===== Data to use

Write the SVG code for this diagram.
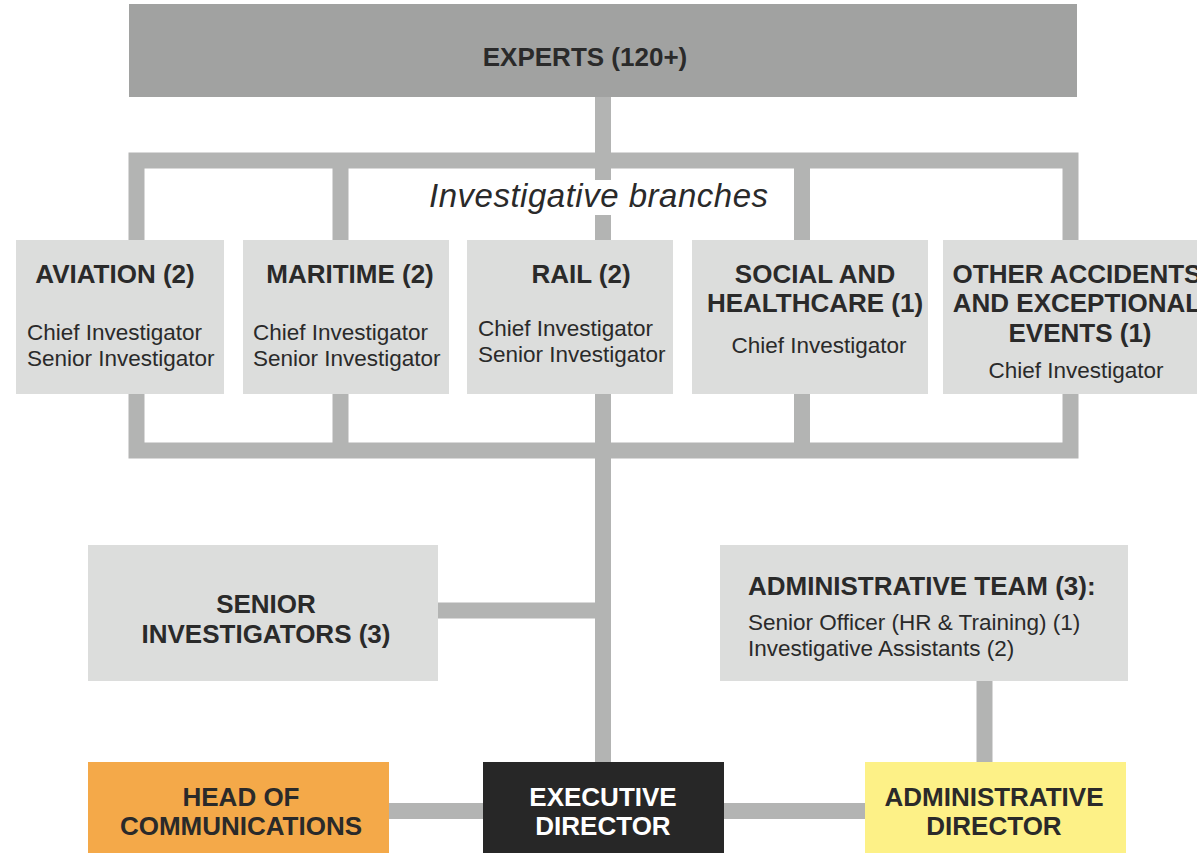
<svg xmlns="http://www.w3.org/2000/svg" width="1197" height="853" viewBox="0 0 1197 853">
<style>
.c{fill:none;stroke:#b3b4b3;stroke-width:16;stroke-linejoin:miter;stroke-linecap:butt}
.box{fill:#dcdddc}
.t{font-family:"Liberation Sans",Arial,sans-serif;font-weight:bold;font-size:26px;fill:#2a2a2a}
.s{font-family:"Liberation Sans",Arial,sans-serif;font-size:22.5px;fill:#2a2a2a}
.m{text-anchor:middle}
</style>
<rect width="1197" height="853" fill="#ffffff"/>
<g id="connectors">
<path class="c" d="M603,97 V160.5"/>
<path class="c" d="M136.5,240 V160.5 H1070.5 V240"/>
<path class="c" d="M340.5,160.5 V240 M802,160.5 V240 M603,160.5 V180 M603,215 V240"/>
<path class="c" d="M136.5,394 V450.5 H1070.5 V394 M340.5,394 V450.5 M802,394 V450.5"/>
<path class="c" d="M603,394 V762"/>
<path class="c" d="M438,610.5 H603"/>
<path class="c" d="M389,811 H483 M724,811 H865"/>
<path class="c" d="M984.5,681 V762"/>
</g>
<g id="experts">
<rect x="129" y="4" width="948" height="93" fill="#a1a2a1"/>
<text class="t m" x="585" y="66">EXPERTS (120+)</text>
</g>
<g id="branches-label">
<text x="429" y="207" font-family="Liberation Sans,Arial,sans-serif" font-style="italic" font-size="33" fill="#2a2a2a" textLength="339">Investigative branches</text>
</g>
<g id="aviation">
<rect class="box" x="16" y="240" width="208" height="154"/>
<text class="t m" x="115" y="283">AVIATION (2)</text>
<text class="s" x="27" y="340">Chief Investigator</text>
<text class="s" x="27" y="366">Senior Investigator</text>
</g>
<g id="maritime">
<rect class="box" x="243" y="240" width="206" height="154"/>
<text class="t m" x="350" y="283">MARITIME (2)</text>
<text class="s" x="253" y="340">Chief Investigator</text>
<text class="s" x="253" y="366">Senior Investigator</text>
</g>
<g id="rail">
<rect class="box" x="467" y="240" width="206" height="154"/>
<text class="t m" x="581" y="283">RAIL (2)</text>
<text class="s" x="478" y="336">Chief Investigator</text>
<text class="s" x="478" y="362">Senior Investigator</text>
</g>
<g id="social">
<rect class="box" x="692" y="240" width="236" height="154"/>
<text class="t m" x="815" y="283">SOCIAL AND</text>
<text class="t m" x="815" y="312">HEALTHCARE (1)</text>
<text class="s m" x="819" y="353">Chief Investigator</text>
</g>
<g id="other">
<rect class="box" x="943" y="240" width="254" height="154"/>
<text class="t m" x="1077" y="283">OTHER ACCIDENTS</text>
<text class="t m" x="1077" y="312">AND EXCEPTIONAL</text>
<text class="t m" x="1080" y="342">EVENTS (1)</text>
<text class="s m" x="1076" y="378">Chief Investigator</text>
</g>
<g id="senior-investigators">
<rect class="box" x="88" y="545" width="350" height="136"/>
<text class="t m" x="266" y="613">SENIOR</text>
<text class="t m" x="266" y="643">INVESTIGATORS (3)</text>
</g>
<g id="admin-team">
<rect class="box" x="720" y="545" width="408" height="136"/>
<text class="t" x="748" y="595">ADMINISTRATIVE TEAM (3):</text>
<text class="s" x="748" y="630">Senior Officer (HR &amp; Training) (1)</text>
<text class="s" x="748" y="656">Investigative Assistants (2)</text>
</g>
<g id="head-of-communications">
<rect x="88" y="762" width="301" height="91" fill="#f4a949"/>
<text class="t m" x="241" y="806">HEAD OF</text>
<text class="t m" x="241" y="835">COMMUNICATIONS</text>
</g>
<g id="executive-director">
<rect x="483" y="762" width="241" height="91" fill="#272727"/>
<text class="t m" x="603" y="806" style="fill:#ffffff">EXECUTIVE</text>
<text class="t m" x="603" y="835" style="fill:#ffffff">DIRECTOR</text>
</g>
<g id="administrative-director">
<rect x="865" y="762" width="261" height="91" fill="#fdf187"/>
<text class="t m" x="994" y="806">ADMINISTRATIVE</text>
<text class="t m" x="994" y="835">DIRECTOR</text>
</g>
</svg>
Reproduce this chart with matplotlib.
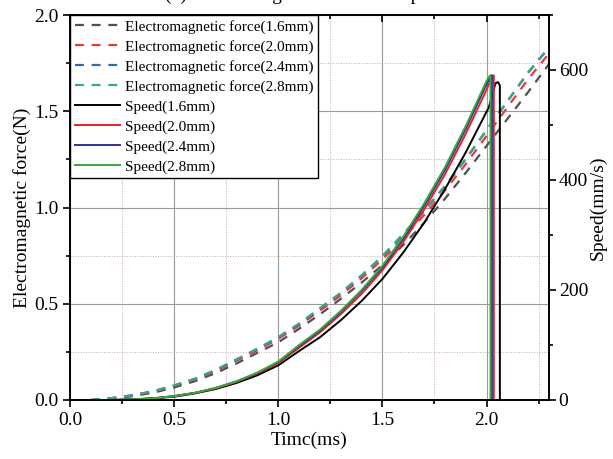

==========

» Exercise details
Leave out every picture and copy the rest of the records exactly.

» Expected output
Write the SVG code for this diagram.
<svg xmlns="http://www.w3.org/2000/svg" width="1197" height="853" viewBox="0 0 1197 853">
<style>
.c{fill:none;stroke:#b3b4b3;stroke-width:16;stroke-linejoin:miter;stroke-linecap:butt}
.box{fill:#dcdddc}
.t{font-family:"Liberation Sans",Arial,sans-serif;font-weight:bold;font-size:26px;fill:#2a2a2a}
.s{font-family:"Liberation Sans",Arial,sans-serif;font-size:22.5px;fill:#2a2a2a}
.m{text-anchor:middle}
</style>
<rect width="1197" height="853" fill="#ffffff"/>
<g id="connectors">
<path class="c" d="M603,97 V160.5"/>
<path class="c" d="M136.5,240 V160.5 H1070.5 V240"/>
<path class="c" d="M340.5,160.5 V240 M802,160.5 V240 M603,160.5 V180 M603,215 V240"/>
<path class="c" d="M136.5,394 V450.5 H1070.5 V394 M340.5,394 V450.5 M802,394 V450.5"/>
<path class="c" d="M603,394 V762"/>
<path class="c" d="M438,610.5 H603"/>
<path class="c" d="M389,811 H483 M724,811 H865"/>
<path class="c" d="M984.5,681 V762"/>
</g>
<g id="experts">
<rect x="129" y="4" width="948" height="93" fill="#a1a2a1"/>
<text class="t m" x="585" y="66">EXPERTS (120+)</text>
</g>
<g id="branches-label">
<text x="429" y="207" font-family="Liberation Sans,Arial,sans-serif" font-style="italic" font-size="33" fill="#2a2a2a" textLength="339">Investigative branches</text>
</g>
<g id="aviation">
<rect class="box" x="16" y="240" width="208" height="154"/>
<text class="t m" x="115" y="283">AVIATION (2)</text>
<text class="s" x="27" y="340">Chief Investigator</text>
<text class="s" x="27" y="366">Senior Investigator</text>
</g>
<g id="maritime">
<rect class="box" x="243" y="240" width="206" height="154"/>
<text class="t m" x="350" y="283">MARITIME (2)</text>
<text class="s" x="253" y="340">Chief Investigator</text>
<text class="s" x="253" y="366">Senior Investigator</text>
</g>
<g id="rail">
<rect class="box" x="467" y="240" width="206" height="154"/>
<text class="t m" x="581" y="283">RAIL (2)</text>
<text class="s" x="478" y="336">Chief Investigator</text>
<text class="s" x="478" y="362">Senior Investigator</text>
</g>
<g id="social">
<rect class="box" x="692" y="240" width="236" height="154"/>
<text class="t m" x="815" y="283">SOCIAL AND</text>
<text class="t m" x="815" y="312">HEALTHCARE (1)</text>
<text class="s m" x="819" y="353">Chief Investigator</text>
</g>
<g id="other">
<rect class="box" x="943" y="240" width="254" height="154"/>
<text class="t m" x="1077" y="283">OTHER ACCIDENTS</text>
<text class="t m" x="1077" y="312">AND EXCEPTIONAL</text>
<text class="t m" x="1080" y="342">EVENTS (1)</text>
<text class="s m" x="1076" y="378">Chief Investigator</text>
</g>
<g id="senior-investigators">
<rect class="box" x="88" y="545" width="350" height="136"/>
<text class="t m" x="266" y="613">SENIOR</text>
<text class="t m" x="266" y="643">INVESTIGATORS (3)</text>
</g>
<g id="admin-team">
<rect class="box" x="720" y="545" width="408" height="136"/>
<text class="t" x="748" y="595">ADMINISTRATIVE TEAM (3):</text>
<text class="s" x="748" y="630">Senior Officer (HR &amp; Training) (1)</text>
<text class="s" x="748" y="656">Investigative Assistants (2)</text>
</g>
<g id="head-of-communications">
<rect x="88" y="762" width="301" height="91" fill="#f4a949"/>
<text class="t m" x="241" y="806">HEAD OF</text>
<text class="t m" x="241" y="835">COMMUNICATIONS</text>
</g>
<g id="executive-director">
<rect x="483" y="762" width="241" height="91" fill="#272727"/>
<text class="t m" x="603" y="806" style="fill:#ffffff">EXECUTIVE</text>
<text class="t m" x="603" y="835" style="fill:#ffffff">DIRECTOR</text>
</g>
<g id="administrative-director">
<rect x="865" y="762" width="261" height="91" fill="#fdf187"/>
<text class="t m" x="994" y="806">ADMINISTRATIVE</text>
<text class="t m" x="994" y="835">DIRECTOR</text>
</g>
</svg>
Reproduce this chart with matplotlib.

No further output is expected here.